### EXERCISE REQUIREMENTS:
Your task is to retype the lines from the opening of the material through the line that includes "const ref = useRef<HTMLDivElement>(null);". Do not copy the pictures.

### DATASET SECTION:
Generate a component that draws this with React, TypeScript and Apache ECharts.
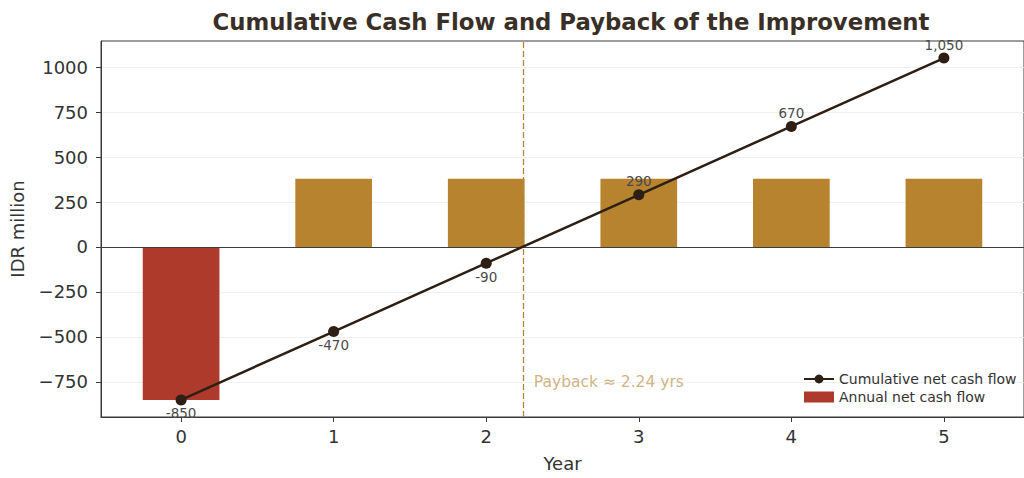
import React, { useEffect, useRef } from "react";
import * as echarts from "echarts";

// Project years and cash flows (IDR million)
const years = [0, 1, 2, 3, 4, 5];
const annualNetCashFlow = [-850, 380, 380, 380, 380, 380];
const cumulativeNetCashFlow = [-850, -470, -90, 290, 670, 1050];
const paybackYears = 2.24;
const yTicks = [-750, -500, -250, 0, 250, 500, 750, 1000];

const X_MIN = -0.525;
const X_MAX = 5.525;
const Y_MIN = -945;
const Y_MAX = 1145;

const FONT = "DejaVu Sans";
const RED = "#ae3a2c";
const GOLD = "#b8832f";
const LINE = "#2d1f14";
const SPINE = "#3a3a3a";
const TEXT = "#333333";

export default function App() {
  const ref = useRef<HTMLDivElement>(null);

  useEffect(() => {
    if (!ref.current) return;
    const chart = echarts.init(ref.current, undefined, { renderer: "svg" });

    const gridLeft = 101;
    const gridRight = -5;
    const plotWidth = 1024 - gridLeft - gridRight;
    const barWidth = (0.5 * plotWidth) / (X_MAX - X_MIN);

    chart.setOption({
      animation: false,
      backgroundColor: "#ffffff",
      textStyle: { fontFamily: FONT },
      title: {
        text: "Cumulative Cash Flow and Payback of the Improvement",
        left: 566,
        textAlign: "center",
        top: 5,
        textStyle: { fontFamily: FONT, fontSize: 22.8, fontWeight: "bold", color: "#3a2f27" },
      },
      legend: {
        orient: "vertical",
        left: 798,
        top: 367,
        itemWidth: 30,
        itemHeight: 11,
        itemGap: 4,
        textStyle: { fontFamily: FONT, fontSize: 14, color: TEXT },
        data: [
          { name: "Cumulative net cash flow" },
          { name: "Annual net cash flow", icon: "rect" },
        ],
      },
      grid: {
        left: gridLeft,
        right: gridRight,
        top: 41,
        bottom: 61,
        show: true,
        borderColor: SPINE,
        borderWidth: 1,
      },
      xAxis: {
        type: "value",
        min: X_MIN,
        max: X_MAX,
        name: "Year",
        nameLocation: "middle",
        nameGap: 37,
        nameTextStyle: { fontFamily: FONT, fontSize: 18, color: TEXT },
        axisLine: { show: true, onZero: false, lineStyle: { color: SPINE, width: 1 } },
        splitLine: { show: false },
        axisTick: { show: true, length: 5, lineStyle: { color: SPINE }, customValues: years },
        axisLabel: {
          fontFamily: FONT,
          fontSize: 18,
          color: TEXT,
          margin: 10,
          customValues: years,
          formatter: (v: number) => String(v),
        },
      },
      yAxis: {
        type: "value",
        min: Y_MIN,
        max: Y_MAX,
        name: "IDR million",
        nameLocation: "middle",
        nameGap: 75,
        nameTextStyle: { fontFamily: FONT, fontSize: 18, color: TEXT },
        axisLine: { show: true, onZero: false, lineStyle: { color: SPINE, width: 1 } },
        splitLine: { show: false },
        axisTick: { show: true, length: 5, lineStyle: { color: SPINE }, customValues: yTicks },
        axisLabel: {
          fontFamily: FONT,
          fontSize: 18,
          color: TEXT,
          margin: 13,
          customValues: yTicks,
          formatter: (v: number) => (v < 0 ? "\u2212" + Math.abs(v) : String(v)),
        },
      },
      series: [
        {
          // light horizontal grid behind the bars
          name: "grid",
          type: "line",
          data: [],
          silent: true,
          z: 0,
          markLine: {
            silent: true,
            symbol: "none",
            z: 0,
            label: { show: false },
            data: yTicks
              .filter((t) => t !== 0)
              .map((t) => ({ yAxis: t, lineStyle: { color: "#ececec", width: 0.8, type: "solid" } })),
          },
        },
        {
          name: "Annual net cash flow",
          type: "bar",
          barWidth,
          itemStyle: { color: RED },
          data: years.map((y, i) => ({
            value: [y, annualNetCashFlow[i]],
            itemStyle: { color: annualNetCashFlow[i] < 0 ? RED : GOLD },
          })),
          markLine: {
            silent: true,
            symbol: "none",
            z: 3,
            label: { show: false },
            data: [
              { yAxis: 0, lineStyle: { color: "#3d3d3d", width: 1, type: "solid" } },
              { xAxis: paybackYears, lineStyle: { color: "#b5863a", width: 1.3, type: [6, 3] } },
            ],
          },
          z: 2,
        },
        {
          name: "Cumulative net cash flow",
          type: "line",
          data: years.map((y, i) => ({
            value: [y, cumulativeNetCashFlow[i]],
            label: { position: cumulativeNetCashFlow[i] < 0 ? "bottom" : "top" },
          })),
          color: LINE,
          lineStyle: { color: LINE, width: 2.5 },
          itemStyle: { color: LINE },
          symbol: "circle",
          symbolSize: 11,
          label: {
            show: true,
            fontFamily: FONT,
            fontSize: 13.5,
            color: "#4a4a4a",
            distance: 1,
            formatter: (p: any) => p.value[1].toLocaleString("en-US"),
          },
          z: 5,
        },
        {
          name: "payback",
          type: "scatter",
          symbolSize: 0,
          silent: true,
          data: [[paybackYears, -750]],
          label: {
            show: true,
            position: "right",
            distance: 11,
            fontFamily: FONT,
            fontSize: 15.5,
            color: "#c4a064",
            formatter: () => `Payback \u2248 ${paybackYears.toFixed(2)} yrs`,
          },
          z: 4,
        },
      ],
    });

    return () => chart.dispose();
  }, []);

  return (
    <div
      ref={ref}
      style={{ position: "fixed", left: 0, top: 0, width: 1024, height: 478 }}
    />
  );
}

### EXERCISE SOLUTION:
Generate a component that draws this with React, TypeScript and Apache ECharts.
import React, { useEffect, useRef } from "react";
import * as echarts from "echarts";

// Project years and cash flows (IDR million)
const years = [0, 1, 2, 3, 4, 5];
const annualNetCashFlow = [-850, 380, 380, 380, 380, 380];
const cumulativeNetCashFlow = [-850, -470, -90, 290, 670, 1050];
const paybackYears = 2.24;
const yTicks = [-750, -500, -250, 0, 250, 500, 750, 1000];

const X_MIN = -0.525;
const X_MAX = 5.525;
const Y_MIN = -945;
const Y_MAX = 1145;

const FONT = "DejaVu Sans";
const RED = "#ae3a2c";
const GOLD = "#b8832f";
const LINE = "#2d1f14";
const SPINE = "#3a3a3a";
const TEXT = "#333333";

export default function App() {
  const ref = useRef<HTMLDivElement>(null);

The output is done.